I spent 12 hours today on EVAs to bring dirt in to the Hab. I only managed to cover a small corner of the base, maybe 5 square meters. At this rate it’ll take me weeks to get all the soil in. But hey, time is one thing I’ve got.

The first few EVAs were pretty inefficient; me filling small containers and bringing them in through the airlock. Then I got wise and just put one big container in the airlock itself and filled that with small containers till it was full. That sped things up a lot because the airlock takes about 10 minutes to get through.

I ache all over. And the shovels I have are made for taking samples, not heavy digging. My back is killing me. I foraged in the medical supplies and found some Vicodin. I took it about 10 minutes ago. Should be kicking in soon. 

Anyway, it’s nice to see progress. Time to start getting the bacteria to work on these minerals. After lunch. No 3/4 ration today. I’ve earned a full meal.

LOG ENTRY: SOL 16

One complication I hadn’t though of: Water.

Turns out being on the surface of Mars for a few million years eliminates all the water in the soil. My master’s degree in botany makes me pretty sure plants need wet dirt to grow in.

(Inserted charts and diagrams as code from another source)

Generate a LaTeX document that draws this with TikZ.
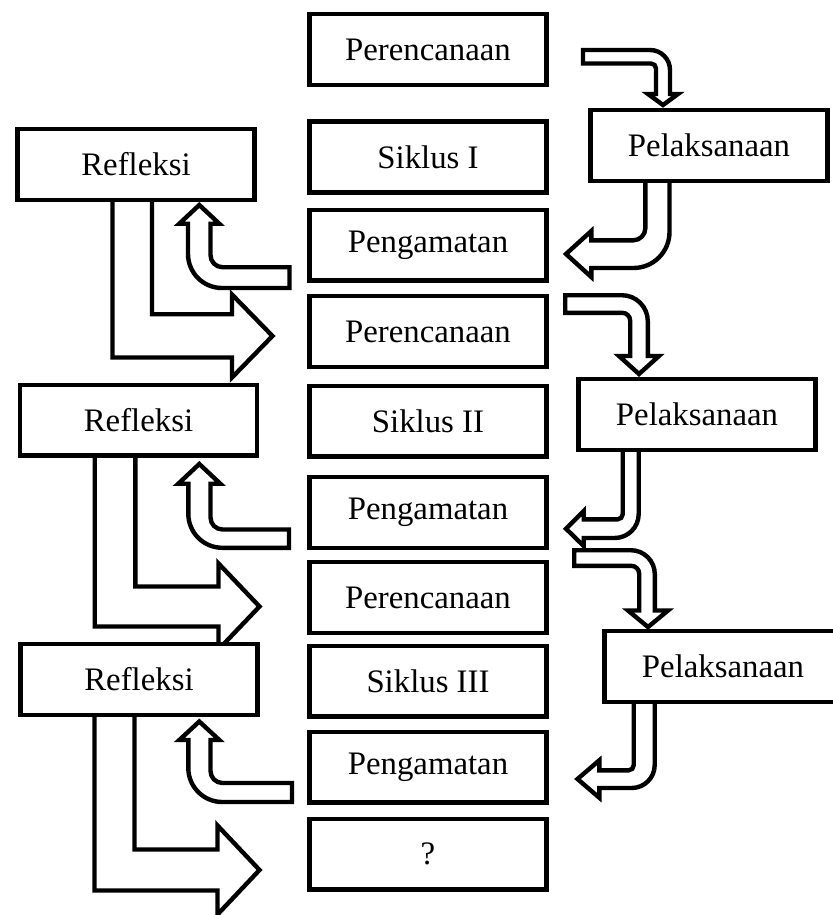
\documentclass[tikz,border=0pt]{standalone}
\usepackage{fontspec}
\setmainfont{Liberation Serif}
\usetikzlibrary{positioning}

\begin{document}
\begin{tikzpicture}[x=0.5pt, y=-0.5pt,
                box/.style={draw, line width=2.2pt, fill=white,
                            minimum width=118.5pt, minimum height=35.3pt,
                            inner sep=0pt, font=\fontsize{16.4}{19}\selectfont},
                barrow/.style={draw, line width=2.2pt, fill=white, line join=miter}]
                \useasboundingbox (0,0) rectangle (833,915);
                \fill[white] (0,0) rectangle (833,915);
                \clip (0,0) rectangle (833,915);

                % Refleksi -> Perencanaan
                \draw[barrow] (112.5,198) -- (152,198) -- (152,314.2) -- (232,314.2) -- (232,294.5)
                      -- (272.5,336) -- (232,377.5) -- (232,357.5) -- (112.5,357.5) -- cycle;
                \draw[barrow] (94.7,453) -- (135.3,453) -- (135.3,586.5) -- (218.5,586.5) -- (218.5,563.5)
                      -- (259.5,606.5) -- (218.5,649.5) -- (218.5,626.5) -- (94.7,626.5) -- cycle;
                \draw[barrow] (94.5,713) -- (134.5,713) -- (134.5,849.5) -- (217.5,849.5) -- (217.5,825.5)
                      -- (259.5,870) -- (217.5,914.5) -- (217.5,890.5) -- (94.5,890.5) -- cycle;

                % Pengamatan -> Refleksi
                \draw[barrow] (289.5,267.2) [rounded corners=6pt] -- (210.5,267.2) [sharp corners] -- (210.5,223.7)
                      -- (219.3,223.7) -- (199.3,205) -- (179.3,223.7) -- (188,223.7)
                      [rounded corners=17pt] -- (188,288) [sharp corners] -- (289.5,288) -- cycle;
                \draw[barrow] (289,529.5) [rounded corners=6pt] -- (210.5,529.5) [sharp corners] -- (210.5,483.7)
                      -- (220.3,483.7) -- (199.3,464) -- (178.3,483.7) -- (188.3,483.7)
                      [rounded corners=17pt] -- (188.3,547.8) [sharp corners] -- (289,547.8) -- cycle;
                \draw[barrow] (292,783) [rounded corners=6pt] -- (210.5,783) [sharp corners] -- (210.5,740)
                      -- (219.3,740) -- (199.3,721.5) -- (179.3,740) -- (188.3,740)
                      [rounded corners=17pt] -- (188.3,802) [sharp corners] -- (292,802) -- cycle;

                % Perencanaan -> Pelaksanaan
                \draw[barrow] (583,50) [rounded corners=10pt] -- (670,50) [sharp corners] -- (670,94)
                      -- (678,94) -- (663,105) -- (648,94) -- (656,94)
                      [rounded corners=2.5pt] -- (656,63.5) [sharp corners] -- (583,63.5) -- cycle;
                \draw[barrow] (565.2,295.2) [rounded corners=13pt] -- (647.8,295.2) [sharp corners] -- (647.8,356)
                      -- (659,356) -- (639,374) -- (619,356) -- (630.2,356)
                      [rounded corners=4pt] -- (630.2,312.8) [sharp corners] -- (565.2,312.8) -- cycle;
                \draw[barrow] (574.2,550.2) [rounded corners=12pt] -- (654.8,550.2) [sharp corners] -- (654.8,610.5)
                      -- (668,610.5) -- (648,627) -- (628,610.5) -- (639.2,610.5)
                      [rounded corners=4pt] -- (639.2,565.8) [sharp corners] -- (574.2,565.8) -- cycle;

                % Pelaksanaan -> Pengamatan
                \draw[barrow] (645.3,178) -- (669.5,178) [rounded corners=18pt] -- (669.5,268) [sharp corners] -- (591.3,268)
                      -- (591.3,277) -- (566,254) -- (591.3,231) -- (591.3,240.3)
                      [rounded corners=6pt] -- (645.3,240.3) [sharp corners] -- (645.3,178) -- cycle;
                \draw[barrow] (622.7,448) -- (638.7,448) [rounded corners=12pt] -- (638.7,538) [sharp corners] -- (583.7,538)
                      -- (583.7,546) -- (566,528.7) -- (583.7,511) -- (583.7,519.3)
                      [rounded corners=2.5pt] -- (622.7,519.3) [sharp corners] -- (622.7,448) -- cycle;
                \draw[barrow] (633.7,700) -- (654.7,700) [rounded corners=11.5pt] -- (654.7,788) [sharp corners] -- (599.3,788)
                      -- (599.3,797.7) -- (577.5,779) -- (599.3,760.3) -- (599.3,770.3)
                      [rounded corners=2.5pt] -- (633.7,770.3) [sharp corners] -- (633.7,700) -- cycle;

                \node[box] (plan1) at (428,49.5) {Perencanaan};
                \node[box, below=16.25pt of plan1] (siklus1) {Siklus I};
                \node[box, below=6.5pt of siklus1] (obs1) {Pengamatan};
                \node[box, below=5.75pt of obs1] (plan2) {Perencanaan};
                \node[box, below=7.25pt of plan2] (siklus2) {Siklus II};
                \node[box, below=8.25pt of siklus2] (obs2) {Pengamatan};
                \node[box, below=5pt of obs2] (plan3) {Perencanaan};
                \node[box, below=4.25pt of plan3] (siklus3) {Siklus III};
                \node[box, below=5.5pt of siklus3] (obs3) {Pengamatan};
                \node[box, below=6pt of obs3] (next) {?};

                \node[box] (refl1) at (136,164.5) {Refleksi};
                \node[box] (refl2) at (138.5,420) {Refleksi};
                \node[box] (refl3) at (139,679.5) {Refleksi};
                \node[box] (pel1) at (709,145.5) {Pelaksanaan};
                \node[box] (pel2) at (697,414.5) {Pelaksanaan};
                \node[box] (pel3) at (723,666.5) {Pelaksanaan};
            \end{tikzpicture}
\end{document}
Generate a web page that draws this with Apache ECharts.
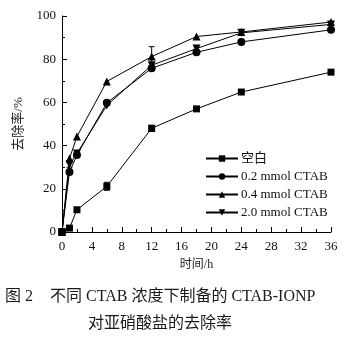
<!DOCTYPE html>
<html>
<head>
<meta charset="utf-8">
<script src="https://cdn.jsdelivr.net/npm/echarts@6/dist/echarts.min.js"></script>
<style>
  html, body { margin: 0; padding: 0; background: #fff; }
  #chart { width: 346px; height: 340px; }
</style>
</head>
<body>
<div id="chart"></div>
<script>
// Sampling times (h) and removal rates (%) for each CTAB dosage
const times = [0, 1, 2, 6, 12, 18, 24, 36];
const blank = [0, 1.8, 10.3, 21.1, 48, 57, 64.8, 74];
const ctab02 = [0, 27.8, 35.6, 59.8, 75.8, 83.2, 88, 93.6];
const ctab04 = [0, 34, 44.2, 69.7, 81.2, 90.5, 92.6, 97.2];
const ctab20 = [0, 31.2, 36.4, 58.6, 77.2, 84.9, 92.2, 96.1];
const seriesNames = ['空白', '0.2 mmol CTAB', '0.4 mmol CTAB', '2.0 mmol CTAB'];
// Error bars: [time, low, high]
const errorBars = [
  [6, 19.3, 23.0],
  [12, 46.6, 49.4],
  [12, 77.0, 85.8],
  [1, 30.0, 33.0]
];
const xTicks = { min: 0, max: 36, step: 4 };
const yTicks = { min: 0, max: 100, step: 20 };

const latin = '"Liberation Serif", "Noto Sans CJK SC", serif';
const downTri = 'path://M0,0 L10,0 L5,9 Z';

const chart = echarts.init(document.getElementById('chart'), null, { renderer: 'canvas' });

function lineSeries(name, values, symbol, size) {
  return {
    name: name,
    type: 'line',
    data: times.map((t, i) => [t, values[i]]),
    symbol: symbol,
    symbolSize: size,
    showAllSymbol: true,
    lineStyle: { color: '#000', width: 1 },
    itemStyle: { color: '#000' },
    z: 3
  };
}

chart.setOption({
  animation: false,
  backgroundColor: '#fff',
  grid: { left: 62, right: 15, top: 16, bottom: 108 },
  xAxis: {
    type: 'value',
    min: xTicks.min, max: xTicks.max, interval: xTicks.step,
    name: '时间/h', nameLocation: 'middle', nameGap: 27,
    nameTextStyle: { color: '#222', fontSize: 12, fontFamily: latin },
    axisLine: { lineStyle: { color: '#000', width: 1 } },
    axisTick: { inside: true, length: 5, lineStyle: { color: '#000' } },
    minorTick: { show: true, splitNumber: 2, length: 3, lineStyle: { color: '#000' } },
    axisLabel: { color: '#111', fontSize: 13, fontFamily: latin, margin: 8 },
    splitLine: { show: false }
  },
  yAxis: {
    type: 'value',
    min: yTicks.min, max: yTicks.max, interval: yTicks.step,
    name: '去除率/%', nameLocation: 'middle', nameGap: 37,
    nameTextStyle: { color: '#222', fontSize: 13, fontFamily: latin },
    axisLine: { show: true, lineStyle: { color: '#000', width: 1 } },
    axisTick: { show: true, inside: true, length: 5, lineStyle: { color: '#000' } },
    minorTick: { show: true, splitNumber: 2, length: 3, lineStyle: { color: '#000' } },
    axisLabel: { color: '#111', fontSize: 13, fontFamily: latin, margin: 6 },
    splitLine: { show: false }
  },
  legend: {
    orient: 'vertical',
    left: 200, top: 147,
    itemWidth: 32, itemHeight: 8, itemGap: 5,
    textStyle: { color: '#111', fontSize: 13, fontFamily: latin, padding: [0, 0, 0, -2] },
    data: seriesNames
  },
  series: [
    lineSeries(seriesNames[0], blank, 'rect', 7),
    lineSeries(seriesNames[1], ctab02, 'circle', 8),
    lineSeries(seriesNames[2], ctab04, 'triangle', 8),
    lineSeries(seriesNames[3], ctab20, downTri, 8),
    {
      type: 'custom',
      data: errorBars,
      silent: true,
      z: 2,
      renderItem: function (params, api) {
        const x = api.value(0);
        const lo = api.coord([x, api.value(1)]);
        const hi = api.coord([x, api.value(2)]);
        const w = 3;
        const st = { stroke: '#000', lineWidth: 1 };
        return {
          type: 'group',
          children: [
            { type: 'line', shape: { x1: lo[0], y1: lo[1], x2: hi[0], y2: hi[1] }, style: st },
            { type: 'line', shape: { x1: lo[0] - w, y1: lo[1], x2: lo[0] + w, y2: lo[1] }, style: st },
            { type: 'line', shape: { x1: hi[0] - w, y1: hi[1], x2: hi[0] + w, y2: hi[1] }, style: st }
          ]
        };
      }
    }
  ],
  graphic: [
    {
      type: 'text', left: 5, top: 289,
      style: {
        text: '图 2 ',
        fill: '#1a1a1a', fontSize: 16, fontFamily: latin
      }
    },
    {
      type: 'text', left: 50, top: 289,
      style: {
        text: '不同 CTAB 浓度下制备的 CTAB-IONP',
        fill: '#1a1a1a', fontSize: 16, fontFamily: latin
      }
    },
    {
      type: 'text', left: 88, top: 316,
      style: {
        text: '对亚硝酸盐的去除率',
        fill: '#1a1a1a', fontSize: 16, fontFamily: latin
      }
    }
  ]
});
</script>
</body>
</html>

Not to mention the bacteria that has to live in it first.

Fortunately, I have water. But not as much as I want. To be viable, soil needs 40 liters of water per cubic meter. My overall plan calls for 9.2 cubic meters of soil. So I’ll eventually need 368 liters of water to feed it.

The Hab has an excellent Water Reclaimer. Best technology available on Earth. So NASA figured “why send a lot of water up there? Just send enough for an emergency.” Humans need 3 liters of water per day to be comfortable. They gave us 50 liters each. There are 300 liters total in the Hab.

Looks like I won’t be able to cover the whole surface of the Hab with fertile soil. I’m willing to dedicate all but an emergency 50 liters to the cause. That means I can feed 62.5 square meters at a depth of 10cm. About 2/3 of the Hab’s floor. It’ll have to do. Anyway, I’ve only got a paltry 5 square meters covered at the moment.

After that, things got disgusting. I spent three hours spreading shit on Martian sand. I didn’t have to do it with my hands, at least.

I spread the sand out in a corner of the Hab, about 10cm thick. I wadded up a few blankets and uniforms from my departed crewmates to serve as one edge of a planter box (with the curved walls of the Hab being the rest of the perimeter). Then I sacrificed 20 liters of precious water to the dirt gods.

5 square meters was about right for the amount of manure I had handy. I dumped my big container o’ shit on to the soil and nearly puked from the smell.

That smell’s going to stick around for a while, too. It’s not like I can open a window. Still, you get used to it. I mixed this soil and shit together with a shovel, and spread it out evenly again. Then I sprinkled the Earth soil on top. Get to work, bacteria. I’m counting on you.